Mustapha Bettache est professeur à la Faculté des sciences sociales, au département des relations industrielles de l’Université Laval.

Gratuité, gel, indexation? Pistes de solution…

Mustapha Bettache est professeur à la Faculté des sciences sociales, au département des relations industrielles de l’Université Laval.

Ne nous trompons pas, le débat actuel sur les frais de scolarité est de nature politique, puisqu’il concerne un projet de société. Un droit à l’éducation est à opposer à la formule consacrée de l’utilisateur payeur. Il s’agit aujourd’hui, pour une « gouvernance souverainiste », d’un véritable test en lien avec les inégalités sociales.

L’éducation gratuite pour le niveau universitaire serait utopique tant elle est décriée, faute de possibilités de financement. Du moins, c’est l’argument sans cesse martelé, légitimé par les tenants de cette approche. Le Québec, nous dit-on, n’est pas la Suède, ni l’Allemagne, ni la France, ni le Danemark ni d’autres pays encore, qui offrent une éducation gratuite, et ce, jusqu’à la fin du doctorat.

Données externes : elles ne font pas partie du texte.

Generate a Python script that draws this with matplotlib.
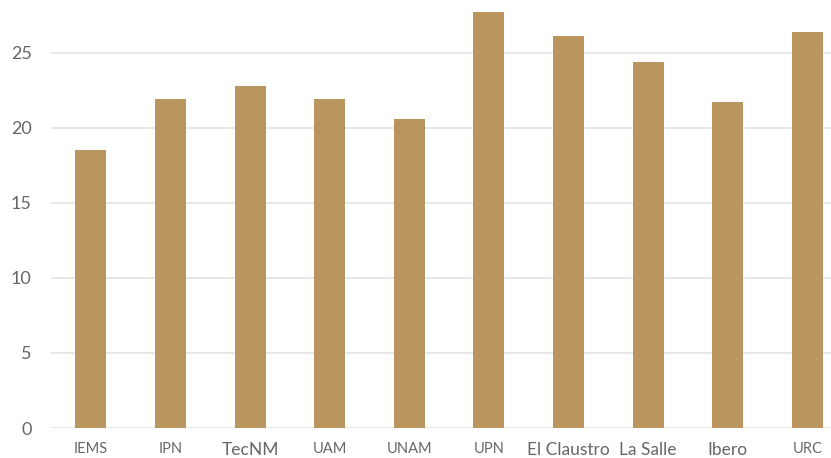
import matplotlib.pyplot as plt

categories = ["IEMS", "IPN", "TecNM", "UAM", "UNAM", "UPN",
              "El Claustro", "La Salle", "Ibero", "URC"]
values = [18.5, 21.9, 22.8, 21.9, 20.6, 27.7, 26.1, 24.4, 21.7, 26.4]
yticks = [0, 5, 10, 15, 20, 25]

plt.rcParams["font.family"] = ["Lato", "DejaVu Sans"]

fig = plt.figure(figsize=(8.31, 4.58), dpi=100)
ax = fig.add_axes([0.0615, 0.0655, 0.958, 0.9345])

ax.bar(range(len(categories)), values, width=0.39, color="#BB955E", zorder=2)

ax.set_xlim(-0.5, len(categories) - 0.5)
ax.set_ylim(0, 28.5)
ax.set_yticks(yticks)
ax.grid(axis="y", color="#e3e3e3", linewidth=1.2, zorder=0)
ax.set_axisbelow(True)

for s in ax.spines.values():
    s.set_visible(False)

ax.tick_params(axis="both", length=0, colors="#666666")
ax.tick_params(axis="y", labelsize=13, pad=14)
ax.set_xticks(range(len(categories)))
ax.set_xticklabels(categories)
for lab in ax.get_xticklabels():
    txt = lab.get_text()
    lab.set_fontsize(10.5 if txt.isupper() else 12.5)
    lab.set_color("#666666")
ax.tick_params(axis="x", pad=10)

fig.savefig("out.png", dpi=100)
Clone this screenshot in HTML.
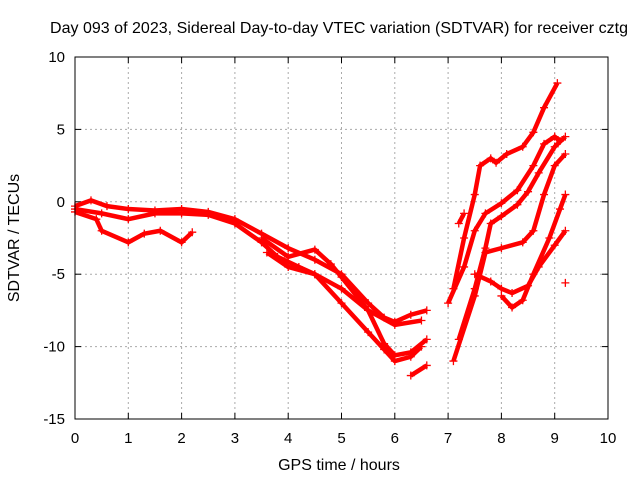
<!DOCTYPE html>
<html><head><meta charset="utf-8"><style>
body{margin:0;background:#fff}
svg{display:block;font-family:"Liberation Sans",sans-serif}
</style></head><body>
<svg id="c" width="640" height="480">
<text x="339" y="33" font-size="16" text-anchor="middle" textLength="578">Day 093 of 2023, Sidereal Day-to-day VTEC variation (SDTVAR) for receiver cztg</text>
<text x="339" y="470" font-size="16" text-anchor="middle">GPS time / hours</text>
<text transform="translate(19,238) rotate(-90)" font-size="16" text-anchor="middle">SDTVAR / TECUs</text>
<g id="grid"></g><g id="ticks"></g><g id="marks"></g>
<rect x="75" y="57" width="533" height="362" fill="none" stroke="#000"/>
</svg>
<script>
const xTicks=[0,1,2,3,4,5,6,7,8,9,10];
const yTicks=[10,5,0,-5,-10,-15];
const trackA=[[0,-0.3],[0.3,0.1],[0.6,-0.3],[1,-0.5],[1.5,-0.6],[2,-0.5],[2.5,-0.7],[3,-1.2],[3.5,-2.2],[4,-3.2],[4.5,-4],[5,-5],[5.5,-7],[5.8,-8],[6,-8.3],[6.3,-7.8],[6.6,-7.5]];
const trackB=[[0,-0.7],[0.4,-1.2],[0.5,-2],[1,-2.8],[1.3,-2.2],[1.6,-2],[2,-2.8],[2.2,-2.1]];
const trackC=[[0,-0.5],[0.5,-0.8],[1,-1.2],[1.5,-0.8],[2,-0.8],[2.5,-0.9],[3,-1.5],[3.5,-2.8],[3.8,-3.8],[4.2,-4.5],[4.5,-5],[5,-6],[5.5,-7.5],[6,-8.5],[6.5,-8.2]];
const trackD=[[3.5,-2.5],[4,-3.8],[4.5,-3.3],[4.8,-4.3],[5,-5.2],[5.5,-7.5],[5.8,-9.8],[6,-10.6],[6.3,-10.4],[6.6,-9.5]];
const trackE=[[3.6,-3.5],[4,-4.5],[4.5,-5],[5,-7],[5.5,-9],[5.8,-10.2],[6,-11],[6.3,-10.7],[6.5,-10]];
const trackF=[[6.3,-12],[6.6,-11.3]];
const trackG=[[7.1,-6],[7.3,-2.5],[7.5,0.5],[7.6,2.5],[7.8,3],[7.9,2.7],[8.1,3.3],[8.4,3.8],[8.6,4.8],[8.8,6.5],[9.05,8.2]];
const trackH=[[7,-7],[7.3,-4.5],[7.5,-2],[7.7,-0.8],[8,-0.1],[8.3,0.8],[8.6,2.5],[8.8,4],[9,4.5],[9.1,4.2]];
const trackI=[[7.1,-11],[7.5,-6.5],[7.7,-3.5],[8,-3.2],[8.4,-2.8],[8.6,-2],[8.8,0.5],[9,2.5],[9.2,3.3]];
const trackJ=[[7.2,-9.5],[7.5,-6],[7.7,-3.2],[7.8,-1.5],[8,-1],[8.3,-0.2],[8.5,0.7],[8.7,2],[9,3.8],[9.2,4.5]];
const trackK=[[7.5,-5],[7.8,-5.5],[8,-6],[8.2,-6.3],[8.5,-5.8],[8.7,-4.5],[9,-3],[9.2,-2]];
const trackL=[[8,-6.5],[8.2,-7.3],[8.4,-6.8],[8.6,-5],[8.9,-2.5],[9.1,-0.5],[9.2,0.5]];
const trackM=[[7.2,-1.5],[7.3,-0.8]];
const trackN=[[9.2,-5.6]];
const tracks=[trackA,trackB,trackC,trackD,trackE,trackF,trackG,trackH,trackI,trackJ,trackK,trackL,trackM,trackN];
const NS="http://www.w3.org/2000/svg";
const X0=75,X1=608,Y0=419,Y1=57;
const sx=v=>X0+(v-0)/(10-0)*(X1-X0);
const sy=v=>Y0-(v+15)/(25)*(Y0-Y1);
function mk(t,a,p){const e=document.createElementNS(NS,t);for(const k in a)e.setAttribute(k,a[k]);p.appendChild(e);return e;}
const g=document.getElementById('grid'),tk=document.getElementById('ticks'),m=document.getElementById('marks');
xTicks.forEach(v=>{const x=sx(v);
 if(v>0&&v<10){const l=mk('line',{x1:x,x2:x,y1:Y1,y2:Y0,stroke:'#aaa','stroke-dasharray':'2,3'},g);
 
 }
 const t=mk('text',{x:x,y:Y0+24,'font-size':15,'text-anchor':'middle'},tk);t.textContent=v;
 
 
 mk('line',{x1:x,x2:x,y1:Y0,y2:Y0-6,stroke:'#000'},tk);mk('line',{x1:x,x2:x,y1:Y1,y2:Y1+6,stroke:'#000'},tk);
});
yTicks.forEach(v=>{const y=sy(v);
 if(v<10&&v>-15){const l=mk('line',{x1:X0,x2:X1,y1:y,y2:y,stroke:'#aaa','stroke-dasharray':'2,3'},g);
 
 }
 const t=mk('text',{x:X0-10,y:y+5,'font-size':15,'text-anchor':'end'},tk);t.textContent=v;
 
 
 mk('line',{x1:X0,x2:X0+6,y1:y,y2:y,stroke:'#000'},tk);mk('line',{x1:X1,x2:X1-6,y1:y,y2:y,stroke:'#000'},tk);
});
tracks.forEach((tr,i)=>{
 const grp=mk('g',{},m);
 
 
 if(tr.length>1){mk('polyline',{points:tr.map(p=>sx(p[0])+','+sy(p[1])).join(' '),fill:'none',stroke:'#f00','stroke-width':4.5,'stroke-linejoin':'round'},grp);}
 tr.forEach(p=>{const x=sx(p[0]),y=sy(p[1]);
  mk('path',{d:`M${x-4},${y}H${x+4}M${x},${y-4}V${y+4}`,stroke:'#f00','stroke-width':1.3},grp);});
});
</script>
</body></html>
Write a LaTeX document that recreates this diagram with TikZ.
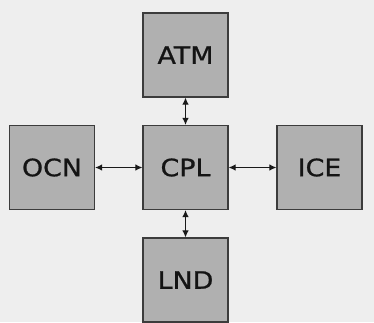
\documentclass[tikz,border=0pt]{standalone}
\usepackage{fontspec}
\setmainfont{DejaVu Sans}
\newfontfamily\lblfont[FakeBold=0.8]{DejaVu Sans}
\usetikzlibrary{arrows.meta}
\definecolor{bg}{HTML}{EEEEEE}
\definecolor{boxfill}{HTML}{B0B0B0}
\definecolor{boxline}{HTML}{3C3C3C}
\newcommand{\lbl}[1]{\scalebox{1.12}[1]{#1}}
\tikzset{
  comp/.style={draw=boxline, fill=boxfill, line width=1.2pt, minimum width=85pt, minimum height=84pt, inner sep=0pt, font=\lblfont\fontsize{24}{27}\selectfont, text=black!92},
  link/.style={line width=1.1pt, draw=black!90, {Latex[length=7pt,width=6.5pt]}-{Latex[length=7pt,width=6.5pt]}}
}
\begin{document}
\begin{tikzpicture}[x=1pt,y=-1pt]
\fill[bg] (0,0) rectangle (374,322);
\useasboundingbox (0,0) rectangle (374,322);
\node[comp] (atm) at (185.5,55) {\lbl{ATM}};
\node[comp] (cpl) at (185.5,167.5) {\lbl{CPL}};
\node[comp] (ocn) at (52,167.5) {\lbl{OCN}};
\node[comp] (ice) at (319.5,167.5) {\lbl{ICE}};
\node[comp] (lnd) at (185.5,280) {\lbl{LND}};
\draw[link] (atm.south) -- (cpl.north);
\draw[link] (cpl.south) -- (lnd.north);
\draw[link] (ocn.east) -- (cpl.west);
\draw[link] (cpl.east) -- (ice.west);
\end{tikzpicture}
\end{document}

L’éducation gratuite n’est donc pas une utopie puisque d’autres pays l’ont adoptée. Ces pays sont-ils sur une autre planète? La mondialisation (et tout ce qu’elle a apporté de mal ) ne les concerne-t-elle pas ? Le gouvernement du Parti québécois affirme vouloir privilégier la voie de l’indexation, en raison de l’état actuel des finances du Québec. Cela dit, l’indexation des frais de scolarité peut vraisemblablement être assimilée à une hausse des frais de scolarité, de l’avis même des représentants étudiants. Dans cette optique, les frais de scolarité deviendront un fardeau important pour les étudiants, eu égard à la croissance du coût de la vie, et ce, sans compter que l’éducation serait assimilée à n’importe quel produit. Quant au gel des frais de scolarité, il pourrait représenter une sorte de «statu quo»…vers la gratuité? Encore là, faudrait-il que le gel puisse s’appliquer aussi aux frais dits «afférents», qui s’avèrent tout aussi importants.

S’agissant des moyens financiers, est-il réaliste d’aller chercher une contribution des étudiants, privant du même coup ces derniers d’un « droit à l’éducation », quand on sait que l’on peut trouver d’autres façons de financer l’enseignement supérieur et en faciliter l’accès? Une contribution fiscale des entreprises prendrait ici tout son sens, d’autant que ces dernières sont bénéficiaires de l’éducation en général. La richesse qu’elles affirment générer n’en résulte-t-elle pas? Ne doivent-elles pas mettre la main à la pâte, d’autant qu’elles ont, bien plus que les étudiants, les capacités de contribuer au financement des universités? Dans une étude récente réalisée en 2007 et consacrée à la gratuité scolaire et au réinvestissement post-secondaire, l’Institut de recherche et d’informations socio-économiques ( un institut indépendant ! ) proposait déjà d’augmenter la taxe sur le capital des institutions financières, telles les banques et les compagnies d’assurances, solution qui ne nuirait sans doute pas à la rentabilité de ces institutions financières si l’on se fie à l’évolution de leurs profits.

Une bonne gestion des universités, une révision des modes d’allocation de l’aide financière tournée vers l’aide aux plus démuni constituent autant d’autres sources à considérer dans le débat actuel.

Nul doute que l’abolition des frais de scolarité tendrait à accroître la fréquentation universitaire et surtout, permettre aux plus démunis l’accès aux études supérieures. N’oublions pas: l’université est une institution de bien commun et toute solution devra refléter le souci d’une justice sociale, loin des appétits financiers.